In this work, we did not explicitly resolve the dropsonde orientation about its long axis as the measurements of our axially symmetric Langmuir probes do not depend on the angle of this rotation. Roberts et al. [13] have previously achieved a determination of this angle using magnetometer measurements, so we neglect to repeat it here. Furthermore, in this particular application, a full attitude solution was only required for narrow measurement regions of the sounding rocket flight (in the vicinity of the sporadic E density enhancements shown in Figure 6), so these altitude regimes were prioritized in the validation process.
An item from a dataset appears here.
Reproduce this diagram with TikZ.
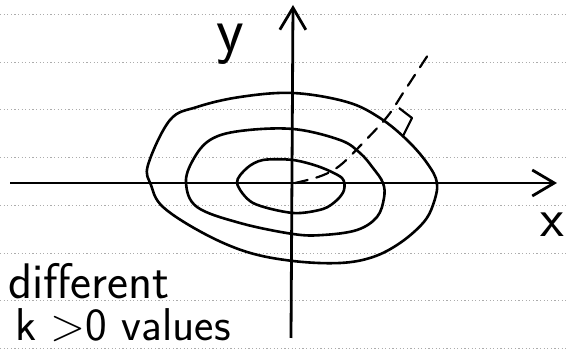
\documentclass[tikz,border=0pt]{standalone}
\usetikzlibrary{
    arrows.meta,
    positioning
}
\tikzset{
    % --- Ruled line of the note paper (light dotted) ---
    ruled line/.style = {
        gray!65, line width=0.8pt,
        dash pattern=on 1.2pt off 2.4pt
    },
    % --- Coordinate axis with open arrow head ---
    axis line/.style = {
        line width=2.8pt,
        -{Straight Barb[length=22pt, width=26pt]}
    },
    % --- Level curve f(x,y) = k ---
    level curve/.style = {
        line width=2.6pt, line join=round
    },
    % --- Dashed direction line ---
    grad line/.style = {
        line width=2.2pt, line cap=round,
        dash pattern=on 13pt off 9pt
    },
    % --- Right angle mark ---
    perp mark/.style = {
        line width=2.2pt, line join=round
    },
    % --- Hand lettering ---
    hand label/.style = {
        font=\sffamily, inner sep=0pt
    }
}

\begin{document}
\begin{tikzpicture}[x=1pt, y=-1pt]

\useasboundingbox (0,0) rectangle (566,352);

% ---------------------------------------------------------
% Ruled paper
% ---------------------------------------------------------
\draw[ruled line] (0,14) -- (566,14);
\draw[ruled line] (0,62) -- (566,62);
\draw[ruled line] (0,109) -- (566,109);
\draw[ruled line] (0,157) -- (566,157);
\draw[ruled line] (0,205) -- (566,205);
\draw[ruled line] (0,253) -- (566,253);
\draw[ruled line] (0,300) -- (566,300);
\draw[ruled line] (0,348) -- (566,348);

% ---------------------------------------------------------
% Level curves (outer, middle, inner)
% ---------------------------------------------------------
\draw[level curve] plot[smooth cycle, tension=0.6] coordinates {
    (293,93) (347,102) (380,118) (407,140) (427,163) (437,183)
    (433,205) (423,223) (400,243) (373,257) (340,263) (293,261)
    (247,252) (203,233) (163,207) (151,185) (148,165) (170,120)
    (197,107) (240,97)};

\draw[level curve] plot[smooth cycle, tension=0.6] coordinates {
    (293,129) (340,140) (360,153) (373,168) (383,183) (384,198)
    (377,217) (357,230) (323,235) (293,234) (240,223) (197,207)
    (186,183) (193,160) (210,140) (240,131)};

\draw[level curve] plot[smooth cycle, tension=0.5] coordinates {
    (293,160) (320,167) (342,178) (344,190) (337,200) (323,209)
    (293,213) (253,203) (237,183) (247,168) (263,160)};

% ---------------------------------------------------------
% Dashed line and right angle mark
% ---------------------------------------------------------
\coordinate (Orig) at (295,183);
\coordinate (GradEnd) at (428,55);
\draw[grad line] plot[smooth, tension=0.6] coordinates {
    (Orig) (315,178) (330,172) (343,163) (360,146) (387,117)
    (405,90) (GradEnd)};

\coordinate (PerpA) at (399,108);
\coordinate (PerpB) at (412,118);
\coordinate (PerpC) at (403,136);
\draw[perp mark] (PerpA) -- (PerpB) -- (PerpC);

% ---------------------------------------------------------
% Axes
% ---------------------------------------------------------
\coordinate (XStart) at (10,183);
\coordinate (XEnd) at (557,183);
\coordinate (YStart) at (291,338);
\coordinate (YEnd) at (293,5);

\draw[axis line] (XStart) -- (XEnd);
\draw[axis line] (YStart) -- (YEnd);

% axis names
\node[hand label, font=\sffamily\fontsize{64}{64}\selectfont, anchor=base]
    (YLab) at (230,52) {y};
\node[hand label, font=\sffamily\fontsize{55}{55}\selectfont, anchor=base]
    (XLab) at (552,237) {x};

% ---------------------------------------------------------
% Note
% ---------------------------------------------------------
\node[hand label, font=\sffamily\fontsize{50}{50}\selectfont, anchor=base west]
    (NoteA) at (8,299) {different};
\node[hand label, font=\sffamily\fontsize{46}{46}\selectfont, anchor=base west]
    (NoteB) at (15,341) {k >0 values};

\end{tikzpicture}
\end{document}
It is likely that slight phase adjustments would be necessary to ensure a consistently accurate attitude solution throughout the entire flight. The addition of a Kalman filter [19], which combines the rotational model of the dropsonde with magnetometer and current measurements, may be useful in this regard.

Potential limitations of this technique include the presence of bulk ion velocities that could skew the ram direction (these are unlikely to be present under the conditions observed for SpEED Demon) as well as increased drag forces at lower altitudes. A region of smoothly-varying plasma density is likely required to easily isolate the measurement variations caused by the dropsonde coning motion. This method of attitude determination and measurement correction is especially valuable when no knowledge of the initial payload orientation is available, and extensions of this technique could be applied to existing magnetometer-only methods to improve overall accuracy. Although the procedures discussed in this work were developed with Langmuir probe data, the approach may be generally applied to other instruments whose measurements depends on payload attitude in a similar manner.